Back to the thread topic: as Roo says, in even good government hundreds of people spend their lives and our money suggesting and discussing hundreds of often daft ideas with each other. It's always happened and it always will, and occasionally good ideas come out of the process. Journalists - especially Mail ones - earn a living digging out silly things for impressionable readers to get het up about. But they're of no more importance than Newton's alchemical ramblings or Picasso's pornographic doodles.

Posted
  • Location: Thame, Oxfordshire
  • Location: Thame, Oxfordshire
Posted
Some of your points about the bridge arguments are good, Roger, but this bit is silly. It's like saying my single vote in an election will never make a significant difference, so I might as well never vote. What price democracy if everyone did that?

Of course no single measure to reduce CO2 emissions in a single place will make much difference on its own, but lots and lots of different measures in lots and lots of different places just might.

Back to the thread topic: as Roo says, in even good government hundreds of people spend their lives and our money suggesting and discussing hundreds of often daft ideas with each other. It's always happened and it always will, and occasionally good ideas come out of the process. Journalists - especially Mail ones - earn a living digging out silly things for impressionable readers to get het up about.
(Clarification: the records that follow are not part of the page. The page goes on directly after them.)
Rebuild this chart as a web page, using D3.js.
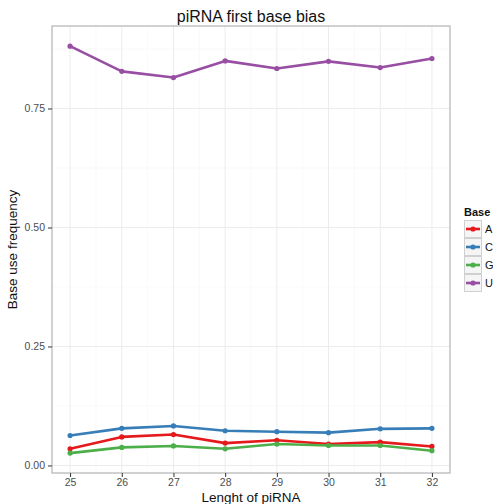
<!DOCTYPE html>
<html>
<head>
<meta charset="utf-8">
<script src="https://cdn.jsdelivr.net/npm/d3@7.9.0/dist/d3.min.js"></script>
<style>
  body { margin: 0; background: #fff; }
  text { font-family: "Liberation Sans", Arial, sans-serif; }
</style>
</head>
<body>
<svg id="chart" width="493" height="504"></svg>
<script>
// data
const lengths = [25, 26, 27, 28, 29, 30, 31, 32];
const bases = ['A', 'C', 'G', 'U'];
const freqA = [0.035, 0.060, 0.065, 0.047, 0.053, 0.045, 0.049, 0.040];
const freqC = [0.063, 0.078, 0.083, 0.073, 0.071, 0.069, 0.077, 0.078];
const freqG = [0.026, 0.038, 0.041, 0.035, 0.045, 0.042, 0.042, 0.031];
const freqU = [0.881, 0.828, 0.815, 0.850, 0.834, 0.849, 0.836, 0.855];
const yTicks = [0, 0.25, 0.5, 0.75];
const colors = ['#E41A1C', '#377EB8', '#4DAF4A', '#984EA3'];

const series = [freqA, freqC, freqG, freqU].map((vals, i) => ({
  base: bases[i],
  color: colors[i],
  values: vals.map((v, j) => ({ x: lengths[j], y: v }))
}));

const svg = d3.select('#chart');
const panel = { left: 52, right: 450, top: 26, bottom: 473 };

const x = d3.scaleLinear().domain([24.65, 32.35]).range([panel.left, panel.right]);
const y = d3.scaleLinear().domain([-0.0158, 0.9233]).range([panel.bottom, panel.top]);

// minor grid
const minorX = d3.range(25.5, 32, 1);
const minorY = [0.125, 0.375, 0.625, 0.875];
svg.append('g').selectAll('line').data(minorX).join('line')
  .attr('x1', d => x(d)).attr('x2', d => x(d))
  .attr('y1', panel.top).attr('y2', panel.bottom)
  .attr('stroke', '#f7f7f7').attr('stroke-width', 0.8);
svg.append('g').selectAll('line').data(minorY).join('line')
  .attr('y1', d => y(d)).attr('y2', d => y(d))
  .attr('x1', panel.left).attr('x2', panel.right)
  .attr('stroke', '#f7f7f7').attr('stroke-width', 0.8);

// major grid
svg.append('g').selectAll('line').data(lengths).join('line')
  .attr('x1', d => x(d)).attr('x2', d => x(d))
  .attr('y1', panel.top).attr('y2', panel.bottom)
  .attr('stroke', '#ececec').attr('stroke-width', 1);
svg.append('g').selectAll('line').data(yTicks).join('line')
  .attr('y1', d => y(d)).attr('y2', d => y(d))
  .attr('x1', panel.left).attr('x2', panel.right)
  .attr('stroke', '#ececec').attr('stroke-width', 1);

// lines and points
const line = d3.line().x(d => x(d.x)).y(d => y(d.y));
series.forEach(s => {
  svg.append('path')
    .datum(s.values)
    .attr('d', line)
    .attr('fill', 'none')
    .attr('stroke', s.color)
    .attr('stroke-width', 2.6)
    .attr('stroke-linejoin', 'round');
  svg.append('g').selectAll('circle').data(s.values).join('circle')
    .attr('cx', d => x(d.x)).attr('cy', d => y(d.y))
    .attr('r', 2.6).attr('fill', s.color);
});

// panel border
svg.append('rect')
  .attr('x', panel.left).attr('y', panel.top)
  .attr('width', panel.right - panel.left).attr('height', panel.bottom - panel.top)
  .attr('fill', 'none').attr('stroke', '#b3b3b3').attr('stroke-width', 1.2);

// axes
const xAxis = svg.append('g')
  .attr('transform', `translate(0,${panel.bottom})`)
  .call(d3.axisBottom(x).tickValues(lengths).tickSize(4).tickPadding(2));
const yAxis = svg.append('g')
  .attr('transform', `translate(${panel.left},0)`)
  .call(d3.axisLeft(y).tickValues(yTicks).tickFormat(d3.format('.2f')).tickSize(4).tickPadding(3));
[xAxis, yAxis].forEach(g => {
  g.select('.domain').remove();
  g.selectAll('.tick line').attr('stroke', '#333').attr('stroke-width', 1);
  g.selectAll('.tick text').attr('fill', '#4d4d4d').style('font-size', '10.5px')
    .style('font-family', '"Liberation Sans", Arial, sans-serif');
});

// titles
svg.append('text')
  .attr('x', (panel.left + panel.right) / 2).attr('y', 22)
  .attr('text-anchor', 'middle').style('font-size', '16px').attr('fill', '#111')
  .text('piRNA first base bias');
svg.append('text')
  .attr('x', (panel.left + panel.right) / 2).attr('y', 502)
  .attr('text-anchor', 'middle').style('font-size', '13.5px').attr('fill', '#111')
  .text('Lenght of piRNA');
svg.append('text')
  .attr('transform', `translate(17,${(panel.top + panel.bottom) / 2}) rotate(-90)`)
  .attr('text-anchor', 'middle').style('font-size', '13.5px').attr('fill', '#111')
  .text('Base use frequency');

// legend
const legend = svg.append('g').attr('transform', 'translate(464,0)');
legend.append('text')
  .attr('x', 0).attr('y', 216)
  .style('font-size', '11px').style('font-weight', 'bold').attr('fill', '#111')
  .text('Base');
series.forEach((s, i) => {
  const g = legend.append('g').attr('transform', `translate(0,${220 + i * 18})`);
  g.append('rect').attr('x', 0.5).attr('y', 0.5).attr('width', 17).attr('height', 17)
    .attr('fill', '#f5f5f5').attr('stroke', '#d0d0d0').attr('stroke-width', 1);
  g.append('line').attr('x1', 2).attr('x2', 16).attr('y1', 9).attr('y2', 9)
    .attr('stroke', s.color).attr('stroke-width', 2.6);
  g.append('circle').attr('cx', 9).attr('cy', 9).attr('r', 2.6).attr('fill', s.color);
  g.append('text').attr('x', 21).attr('y', 13)
    .style('font-size', '11px').attr('fill', '#111').text(s.base);
});
</script>
</body>
</html>
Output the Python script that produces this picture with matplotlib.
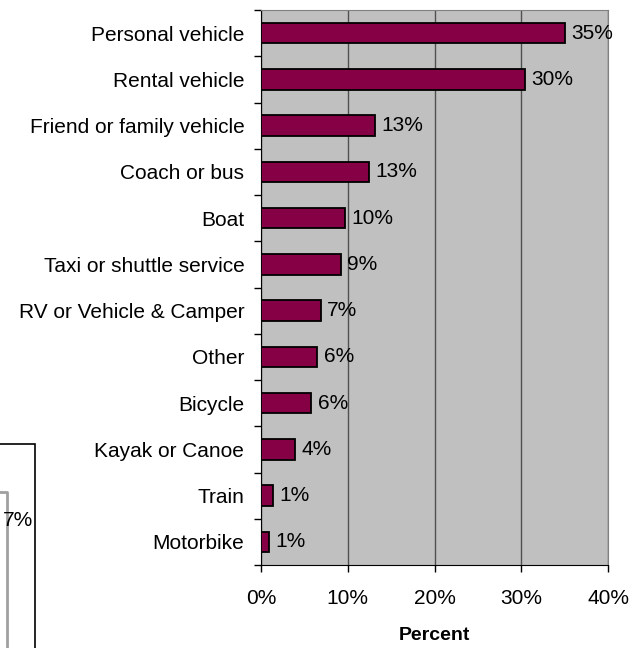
import matplotlib
matplotlib.use('Agg')
import matplotlib.pyplot as plt
from matplotlib.patches import Rectangle
from matplotlib.lines import Line2D

plt.rcParams['font.family'] = ['Liberation Sans', 'DejaVu Sans']

categories = ['Personal vehicle', 'Rental vehicle', 'Friend or family vehicle', 'Coach or bus',
              'Boat', 'Taxi or shuttle service', 'RV or Vehicle & Camper', 'Other', 'Bicycle',
              'Kayak or Canoe', 'Train', 'Motorbike']
values = [35.0, 30.4, 13.1, 12.4, 9.7, 9.2, 6.9, 6.5, 5.8, 3.9, 1.4, 0.9]
value_labels = ['35%', '30%', '13%', '13%', '10%', '9%', '7%', '6%', '6%', '4%', '1%', '1%']
xticks = [0, 10, 20, 30, 40]
xtick_labels = ['0%', '10%', '20%', '30%', '40%']

W, H = 637, 648
fs = 15
fig = plt.figure(figsize=(W / 100, H / 100), dpi=100)
ax = fig.add_axes([261 / W, 1 - 565 / H, (608 - 261) / W, (565 - 10) / H])
ax.set_facecolor('#C0C0C0')

n = len(categories)
ys = [n - 1 - i for i in range(n)]
ax.barh(ys, values, height=0.44, color='#850044', edgecolor='black', linewidth=1.3, zorder=3)
for y, v, lab in zip(ys, values, value_labels):
    ax.text(v + 0.75, y, lab, va='center', ha='left', fontsize=fs, zorder=4)

ax.set_xlim(0, 40)
ax.set_ylim(-0.5, n - 0.5)
ax.set_xticks(xticks)
ax.set_xticklabels(xtick_labels, fontsize=fs)
ax.set_yticks(ys)
ax.set_yticklabels(categories, fontsize=fs)
ax.tick_params(axis='y', length=0, pad=12)
ax.set_yticks([k - 0.5 for k in range(n + 1)], minor=True)
ax.tick_params(axis='y', which='minor', length=5, width=1)
ax.tick_params(axis='x', length=5, width=1, pad=12)
ax.grid(axis='x', color='#505050', linewidth=1, zorder=1)
for s in ['top', 'right']:
    ax.spines[s].set_color('#808080')
for s in ['left', 'bottom']:
    ax.spines[s].set_color('black')
ax.set_xlabel('Percent', fontsize=14, fontweight='bold', labelpad=14)

# partial neighbouring chart visible at the lower-left edge
fig.add_artist(Rectangle((-10 / W, -10 / H), 45 / W, (648 - 444 + 10) / H,
                         transform=fig.transFigure, fill=False, edgecolor='black', linewidth=1.2))
fig.add_artist(Line2D([0, 7 / W, 7 / W], [1 - 492 / H, 1 - 492 / H, 0],
                      transform=fig.transFigure, color='#A0A0A0', linewidth=2))
fig.text(33 / W, 1 - 521 / H, '7%', fontsize=fs, va='center', ha='right')

fig.savefig('out.png', dpi=100)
But they're of no more importance than Newton's alchemical ramblings or Picasso's pornographic doodles.

OSM

In my opinion something this Government pioneered was the unofficial leaking of potential policy to some friendly journalist so that the government could test the publics reaction, and /or numb or wear them down for the inevitable that happens a few years down the line. This , like so many other seemingly far fetched Government initiatives , will be back sooner or later, probably later, but it will be back. Road pricing is a good example. Electronic chips in your wheelie bin another. some people may think that these are good ideas.

Another thought - presumably they will be using green energy ( CO2 neutral) to heat treat the milk.